Grand Strand Airport  is a county-owned, public-use airport located one nautical mile (1.85 km) northwest of the central business district of North Myrtle Beach, in Horry County, South Carolina, United States. The name Grand Strand refers to a nearby 60-mile stretch of beach; its code CRE refers to nearby Crescent Beach.

This airport is included in the FAA's National Plan of Integrated Airport Systems (2009–2013), which categorizes it as a general aviation airport.

Facilities and aircraft
Grand Strand Airport covers an area of  at an elevation of 32 feet (10 m) above mean sea level. It has one runway designated 5/23 with an asphalt surface measuring 5,997 by 100 feet (1,828 x 30 m).

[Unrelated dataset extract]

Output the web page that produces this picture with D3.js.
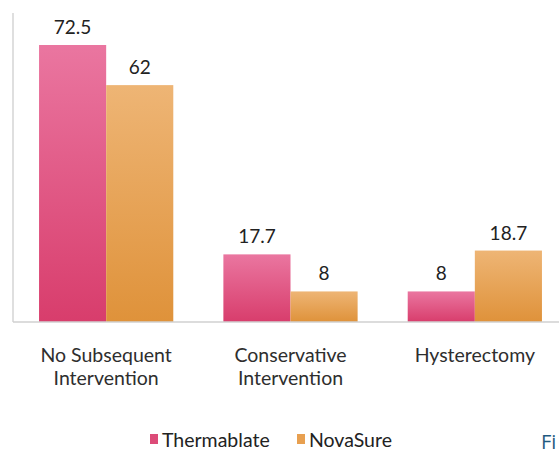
<!DOCTYPE html>
<html><head><meta charset="utf-8">
<script src="https://cdn.jsdelivr.net/npm/d3@7/dist/d3.min.js"></script>
<style>body{margin:0;background:#fff}svg{display:block}</style>
</head><body>
<svg id="c" width="559" height="454"></svg>
<script>
const categories = [["No Subsequent","Intervention"],["Conservative","Intervention"],["Hysterectomy"]];
const categoryKeys = ["No Subsequent Intervention","Conservative Intervention","Hysterectomy"];
const seriesNames = ["Thermablate","NovaSure"];
const thermablate = [72.5, 17.7, 8];
const novasure = [62, 8, 18.7];
const valueLabels = [["72.5","62"],["17.7","8"],["8","18.7"]];

const svg = d3.select("#c");
const W = 559, H = 454;
const baseY = 322, topY = 13, axisX = 13;
const FONT = "Lato, 'Noto Sans', sans-serif";

const defs = svg.append("defs");
const grads = [["gPink","#ea76a0","#d83d6c"],["gOrange","#eeb575","#df923a"]];
grads.forEach(([id,c1,c2])=>{
  const g = defs.append("linearGradient").attr("id",id).attr("x1",0).attr("y1",0).attr("x2",0).attr("y2",1);
  g.append("stop").attr("offset","0%").attr("stop-color",c1);
  g.append("stop").attr("offset","100%").attr("stop-color",c2);
});
const fills = ["url(#gPink)","url(#gOrange)"];
const legendColors = ["#dc4b78","#e8a050"];

const x0 = d3.scaleBand().domain(categoryKeys).range([axisX, 568]).paddingInner(50/184).paddingOuter(26/184);
const x1 = d3.scaleBand().domain(seriesNames).range([0, x0.bandwidth()]);
const y = d3.scaleLinear().domain([0, 72.5]).range([baseY, 45]);

svg.append("line").attr("x1",axisX).attr("x2",axisX).attr("y1",topY).attr("y2",baseY)
  .attr("stroke","#d4d4d4").attr("stroke-width",1.5);

const data = categoryKeys.map((k,i)=>({k, vals:[thermablate[i], novasure[i]], labels: valueLabels[i], lines: categories[i]}));

const groups = svg.selectAll("g.grp").data(data).join("g").attr("class","grp")
  .attr("transform", d=>`translate(${x0(d.k)},0)`);

groups.selectAll("rect").data(d=>d.vals.map((v,j)=>({v,j,s:seriesNames[j]}))).join("rect")
  .attr("x", d=>x1(d.s)).attr("width", x1.bandwidth())
  .attr("y", d=>y(d.v)).attr("height", d=>baseY - y(d.v))
  .attr("fill", d=>fills[d.j]);

groups.selectAll("text.val").data(d=>d.vals.map((v,j)=>({v,j,s:seriesNames[j],t:d.labels[j]}))).join("text")
  .attr("class","val")
  .attr("x", d=>x1(d.s)+x1.bandwidth()/2).attr("y", d=>y(d.v)-11)
  .attr("text-anchor","middle").attr("font-family",FONT).attr("font-size",19)
  .attr("fill","#222").text(d=>d.t);

svg.append("line").attr("x1",axisX).attr("x2",W).attr("y1",baseY).attr("y2",baseY)
  .attr("stroke","#d0d0d0").attr("stroke-width",1.5);

groups.each(function(d){
  const g = d3.select(this);
  d.lines.forEach((ln,i)=>{
    g.append("text").attr("x", x0.bandwidth()/2).attr("y", 362 + i*23)
      .attr("text-anchor","middle").attr("font-family",FONT).attr("font-size",19.5)
      .attr("fill","#2e2e2e").text(ln);
  });
});

const legendX = [150, 297];
seriesNames.forEach((s,i)=>{
  svg.append("rect").attr("x",legendX[i]).attr("y",434).attr("width",8).attr("height",10).attr("fill",legendColors[i]);
  svg.append("text").attr("x",legendX[i]+12).attr("y",447).attr("font-family",FONT).attr("font-size",19.5)
    .attr("fill","#222").text(s);
});

svg.append("text").attr("x",541).attr("y",449).attr("font-family","'Liberation Sans Narrow','Open Sans',sans-serif")
  .attr("font-size",20).attr("fill","#1f5a80").text("Fi");
</script>
</body></html>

For the 12-month period ending October 30, 2008, the airport had 46,670 aircraft operations, an average of 127 per day: 96% general aviation, 2% air taxi, and 2% military. At that time there were 47 aircraft based at this airport: 81% single-engine, 15% multi-engine, 2% jet and 2% helicopter.

History
The origins of the airport are undetermined; however, it was likely built during World War II  by the United States Army Air Forces.  Known as Wampee Flight Strip, it was used as an auxiliary landing airfield for Myrtle Beach Army Airfield.  It was closed after World War II, and was turned over for local government use by the War Assets Administration (WAA).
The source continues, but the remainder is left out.